Shipping on Northern Sea Route breaks record
As Russia’s vast Arctic waters freeze and ships flee the region, nuclear power company Rosatom makes public its latest Arctic shipping data.
Despite the COVID-19 and global economic downturn, shipping in the region continues to grow. According to Rosatom, the Russian state nuclear power company, the 32 million tons landmark was crossed on the 22 December.
However, only a minor share of the volumes have been shipped along the eastern part of the route. The overwhelming part has been shipped on the western part, and first of all to the LNG terminal of Sabetta, oil terminal of Kamenny, as well as the Utrenneye construction project in peninsula Gydan.

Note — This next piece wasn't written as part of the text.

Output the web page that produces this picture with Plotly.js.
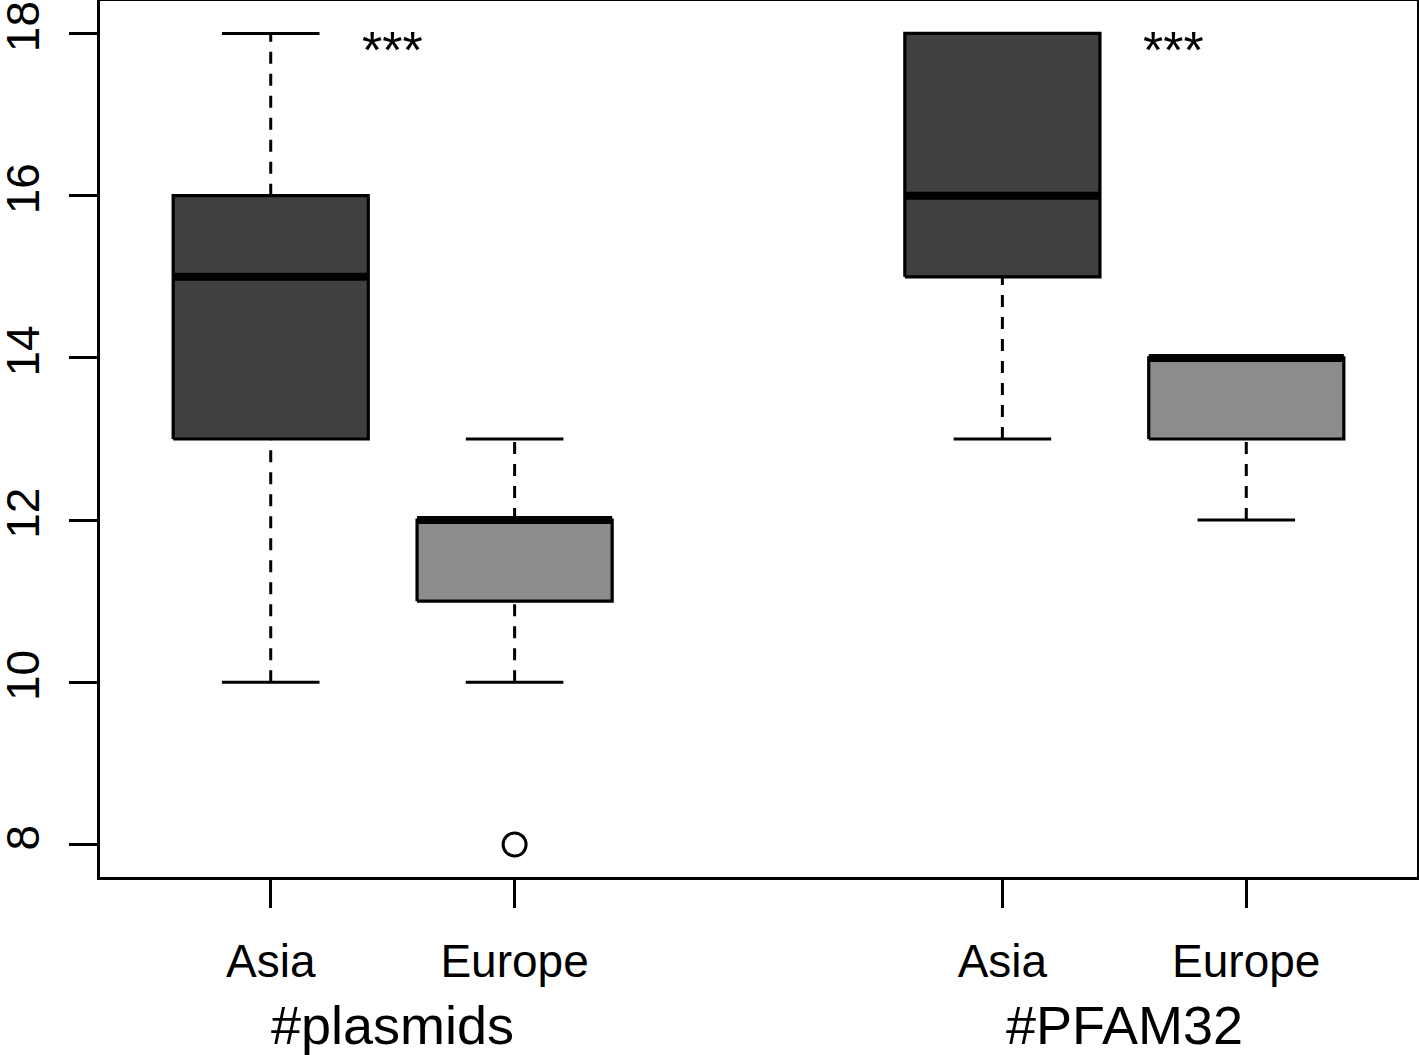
<!DOCTYPE html>
<html>
<head>
<meta charset="utf-8">
<script src="https://cdn.plot.ly/plotly-3.0.1.min.js"></script>
<style>html,body{margin:0;padding:0;background:#fff}</style>
</head>
<body>
<div id="chart" style="width:1419px;height:1055px"></div>
<script>
// ---- data ----
var positions = [1, 2, 4, 5];
var tickLabels = ['Asia', 'Europe', 'Asia', 'Europe'];
var lowerWhisker = [10, 10, 13, 12];
var q1 = [13, 11, 15, 13];
var medians = [15, 12, 16, 14];
var q3 = [16, 12, 18, 14];
var upperWhisker = [18, 13, 18, 14];
var boxColors = ['#404040', '#8c8c8c', '#404040', '#8c8c8c'];
var outlierX = [2];
var outlierY = [8];
var groupLabels = ['#plasmids', '#PFAM32'];
var groupCenters = [1.5, 4.5];
var signifLabels = ['***', '***'];
var signifX = [1.5, 4.7];
var signifY = [18, 18];

var BOXW = 0.4;   // half width of box
var CAPW = 0.2;   // half width of staple

var traces = [];
// dashed whiskers
var wx = [], wy = [];
positions.forEach(function (p, i) {
  wx.push(p, p, null, p, p, null);
  wy.push(lowerWhisker[i], q1[i], null, q3[i], upperWhisker[i], null);
});
traces.push({x: wx, y: wy, type: 'scatter', mode: 'lines', hoverinfo: 'skip',
  line: {color: 'black', width: 3, dash: '12px,10px'}, showlegend: false});
// caps
var cx = [], cy = [];
positions.forEach(function (p, i) {
  cx.push(p - CAPW, p + CAPW, null, p - CAPW, p + CAPW, null);
  cy.push(lowerWhisker[i], lowerWhisker[i], null, upperWhisker[i], upperWhisker[i], null);
});
traces.push({x: cx, y: cy, type: 'scatter', mode: 'lines', hoverinfo: 'skip',
  line: {color: 'black', width: 3}, showlegend: false});
// boxes
positions.forEach(function (p, i) {
  traces.push({
    x: [p - BOXW, p + BOXW, p + BOXW, p - BOXW, p - BOXW],
    y: [q1[i], q1[i], q3[i], q3[i], q1[i]],
    type: 'scatter', mode: 'lines', fill: 'toself', fillcolor: boxColors[i],
    line: {color: 'black', width: 3.2}, hoverinfo: 'skip', showlegend: false
  });
});
// medians
var mx = [], my = [];
positions.forEach(function (p, i) {
  mx.push(p - BOXW, p + BOXW, null);
  my.push(medians[i], medians[i], null);
});
traces.push({x: mx, y: my, type: 'scatter', mode: 'lines', hoverinfo: 'skip',
  line: {color: 'black', width: 8}, showlegend: false});
// outliers
traces.push({x: outlierX, y: outlierY, type: 'scatter', mode: 'markers',
  marker: {symbol: 'circle-open', size: 23, color: 'black', line: {width: 3, color: 'black'}},
  showlegend: false});

var FONT = 'Liberation Sans, Arial, Helvetica, sans-serif';
var annotations = [];
groupLabels.forEach(function (g, i) {
  annotations.push({x: groupCenters[i], xref: 'x', y: 0, yref: 'paper', text: g,
    showarrow: false, yanchor: 'middle', yshift: -148,
    font: {family: FONT, size: 54, color: 'black'}});
});
signifLabels.forEach(function (s, i) {
  annotations.push({x: signifX[i], xref: 'x', y: signifY[i], yref: 'y', text: s,
    showarrow: false, yanchor: 'middle', yshift: -17,
    font: {family: FONT, size: 52, color: 'black'}});
});

var layout = {
  width: 1419, height: 1055,
  margin: {l: 100, r: 2, t: 1, b: 178},
  paper_bgcolor: 'white', plot_bgcolor: 'white',
  showlegend: false,
  xaxis: {range: [0.3, 5.7], tickvals: positions, ticktext: tickLabels,
    ticks: 'outside', ticklen: 28, tickwidth: 3, tickcolor: 'black',
    showline: true, linewidth: 3, linecolor: 'black', mirror: true,
    showgrid: false, zeroline: false, ticklabelstandoff: 14,
    tickfont: {family: FONT, size: 46, color: 'black'}},
  yaxis: {range: [7.6, 18.4], tickvals: [8, 10, 12, 14, 16, 18],
    ticks: 'outside', ticklen: 28, tickwidth: 3, tickcolor: 'black',
    showline: true, linewidth: 3, linecolor: 'black', mirror: true,
    showgrid: false, zeroline: false, tickangle: -90, ticklabelstandoff: 12,
    tickfont: {family: FONT, size: 46, color: 'black'}},
  annotations: annotations
};

Plotly.newPlot('chart', traces, layout, {staticPlot: true, displayModeBar: false});
</script>
</body>
</html>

Symptomatically, as the new data was presented on the 22nd of December, there was not a single ship sailing in the waters between the mouth of great river Yenisey and the Bering Strait, a several thousand kilometer distance.
According to Leonid Irlitsa, Deputy Head of Atomflot, the original target for 2020 was 29 million ton. A key event this year has been the opening of a new system for automatic management of maritime operations, he explains.

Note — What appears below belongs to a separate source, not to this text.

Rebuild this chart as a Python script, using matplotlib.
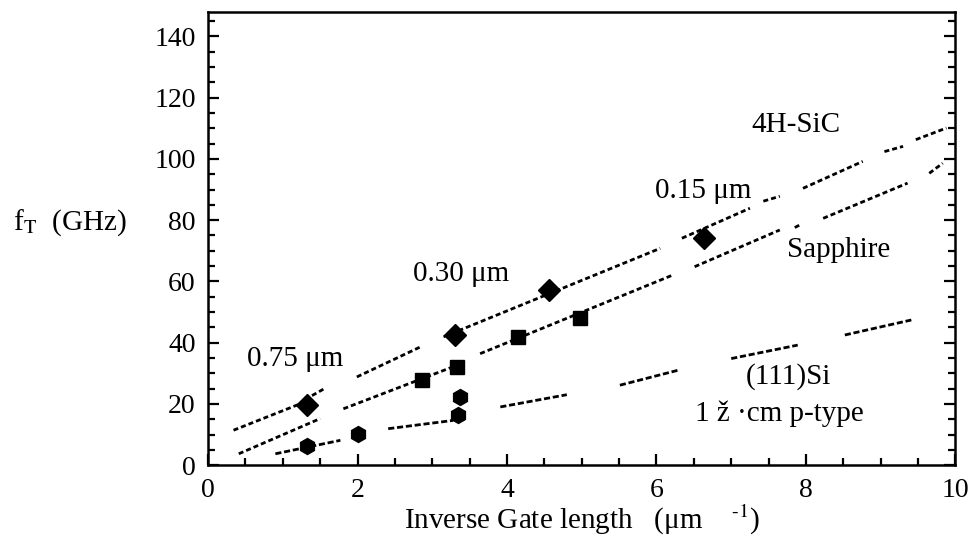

The system will allow for a significant growth in transit shipments on the route in 2021, the company representative argues.
Shipping on the Northern Sea Route has grown extensively over several years. In 2017, a total of 10,7 million tons were transported on the route. In 2018, the volume increased to 20,18 million tons and in 2019 to 31,5 million.
There is still a long way to go before President Putin’s target for Arctic shipping is reached. In his so-called May Decrees from 2018, Putin requests a total of 80 million tons on the route in 2024.